Priest, Confessor, Hermit
- Died: 5th century AD
- Venerated in: Armenian Apostolic Church
- Feast: 20 December

= Leontine martyrs =

Group of Armenian clergymen and martyrs

The Leontine Martyrs (Ղեւոնդեանք, Ղևոնդյանք Ghevondyank’ in modern Armenian) were a group of nine Armenian clergymen who were who were killed after a long period of captivity in Persia in the 5th century AD. They were executed by the order of the Sasanian king Yazdegerd II in 455, five years after the insurrection led by Vardan Mamikonian. The group is named after Leontius of Vanand (Ghevond Vanandetsi).

==Martyrs==

===Leontius of Vanand===
A high level priest also known as St. Ghevond (in Armenian Սուրբ Ղևոնդ). Highly educated, he studied under Mesrop Mashtots. He was fluent in Persian and worked as a translator. Leontius opposed attempts by the Magi and Sassanid Dynasty, to forcibly convert the Armenian people to Zoroastrianism, As an advisor to Vardan Mamikonian, he was present at the Battle of Avarayr in 451. He was subsequently captured, imprisoned, and beheaded.

Others imprisoned and executed were:

- Joseph I of Armenia or St. Hovsep I (in Armenian Սբ. Հովսեփ Ա Հողոցմեցի), catholicos of Armenia (437–452)

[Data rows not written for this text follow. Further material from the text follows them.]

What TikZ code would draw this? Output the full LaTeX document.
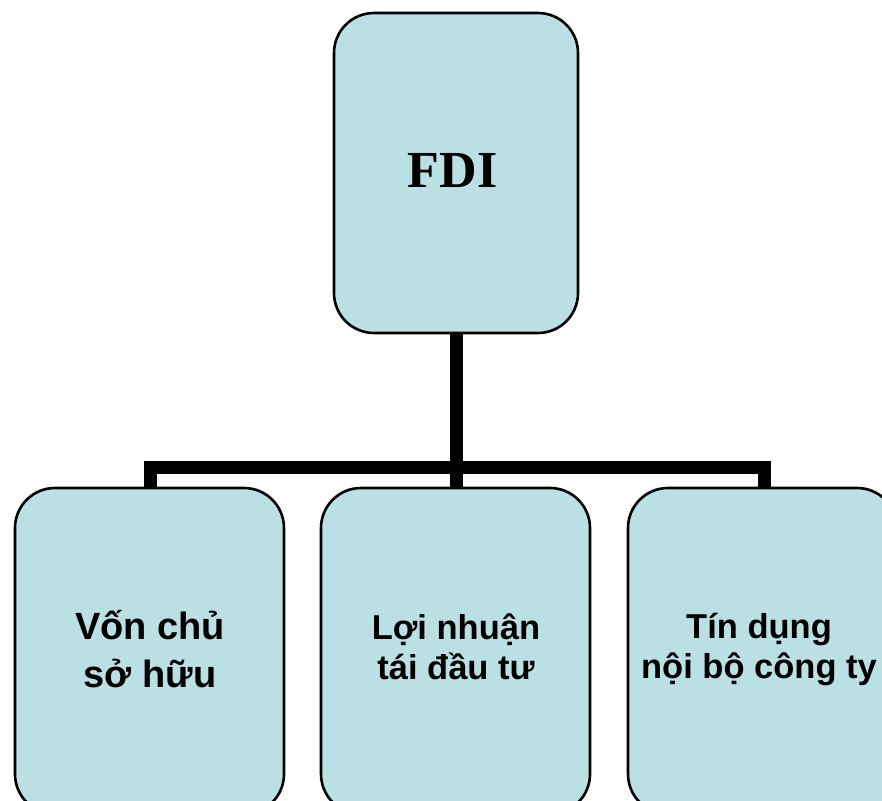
\documentclass[tikz,border=0pt]{standalone}
\usepackage{fontspec}
\setmainfont{Liberation Serif}
\newfontfamily\labelfont{Liberation Sans}
\usetikzlibrary{backgrounds}
\definecolor{boxfill}{RGB}{187,224,227}
\tikzset{
  orgbox/.style={draw=black, line width=2.6pt, fill=boxfill, rounded corners=40pt,
    minimum width=#1, inner sep=0pt, outer sep=0pt},
  conn/.style={draw=black, line width=13pt, line join=miter, line cap=butt},
  boxlabel/.style={align=center, anchor=base, inner sep=0pt,
    font=\labelfont\bfseries\fontsize{34.5}{40}\selectfont},
}
\begin{document}
\begin{tikzpicture}[x=1pt, y=-1pt]
  \useasboundingbox (0,0) rectangle (882,800);
  \clip (0,0) rectangle (882,800);

  % boxes (positions in pixels, y downwards)
  \node[orgbox=244pt, minimum height=320pt] (top) at (456,173) {};
  \node[orgbox=269pt, minimum height=326pt] (left) at (149.5,651) {};
  \node[orgbox=269pt, minimum height=326pt] (mid) at (455.5,651) {};
  \node[orgbox=269pt, minimum height=326pt] (right) at (762.5,651) {};

  % connecting tree behind the boxes
  \coordinate (bus) at (456,467);
  \coordinate (busL) at (150,467);
  \coordinate (busR) at (764,467);
  \begin{scope}[on background layer]
    \draw[conn] (top.south) -- (bus);
    \draw[conn] (left.north -| busL) -- (busL) -- (busR) -- (right.north -| busR);
    \draw[conn] (mid.north -| bus) -- (bus);
  \end{scope}

  % labels (anchored at the baseline of their last line)
  \node[anchor=base, inner sep=0pt, font=\bfseries\fontsize{52}{52}\selectfont] (fdi) at (452.5,187) {FDI};
  \node[boxlabel, font=\labelfont\bfseries\fontsize{38}{48}\selectfont] (lblL) at (150,687) {Vốn chủ\\ sở hữu};
  \node[boxlabel] (lblM) at (456,679) {Lợi nhuận\\ tái đầu tư};
  \node[boxlabel] (lblR) at (759,678) {Tín dụng\\ nội bộ công ty};
\end{tikzpicture}
\end{document}
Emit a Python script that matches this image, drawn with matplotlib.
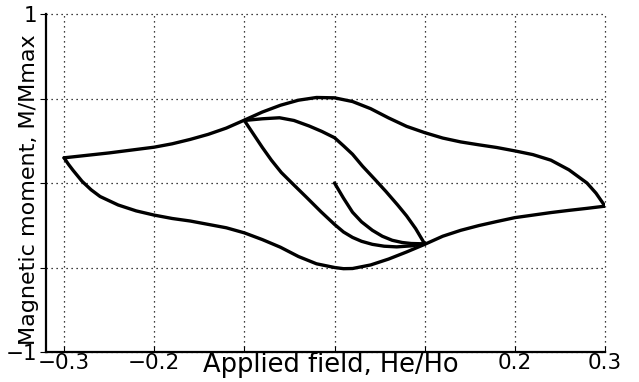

- Sahak of Syunik Rshtuni (in Armenian Սահակ եպս. Ռշտունյաց) - a bishop

- Tatik of Basen (in Armenian Բասենյաց Թաթիկ եպիսկոպոս) - a bishop

- Mushe or Mushegh (in Armenian Մուշեղ քահանայ) - A priest

- Arshen (in Armenian Արշեն երեց) - a priest

- Samuel (in Armenian Սամուէլ քահանայ) - a priest

Plus deacons Kachach and Abraham.

==Survivors==
===Abraham of Arazd===

Abraham of Arrazd was an Armenian priest and a disciple of the Leontine martyrs. Like his teachers, he was subjected to prolonged torture, but unlike them, was eventually set free. He afterward left society to become a hermit, remaining one until his death in the 5th century. He is regarded as a saint by the Armenian Church, with a feast day of December 20.

==Veneration==
St. Ghevond the Priest and His Companions are commemorated as saints in the Armenian Apostolic Church. The day of the Feast of St. Ghevond the Priest and His Companions is July 31. It is also considered the day of the clergy in the Armenian Church and their office is celebrated on the Tuesday after the western Sexagesima, as they are regarded as the patron saints of the Armenian clergy.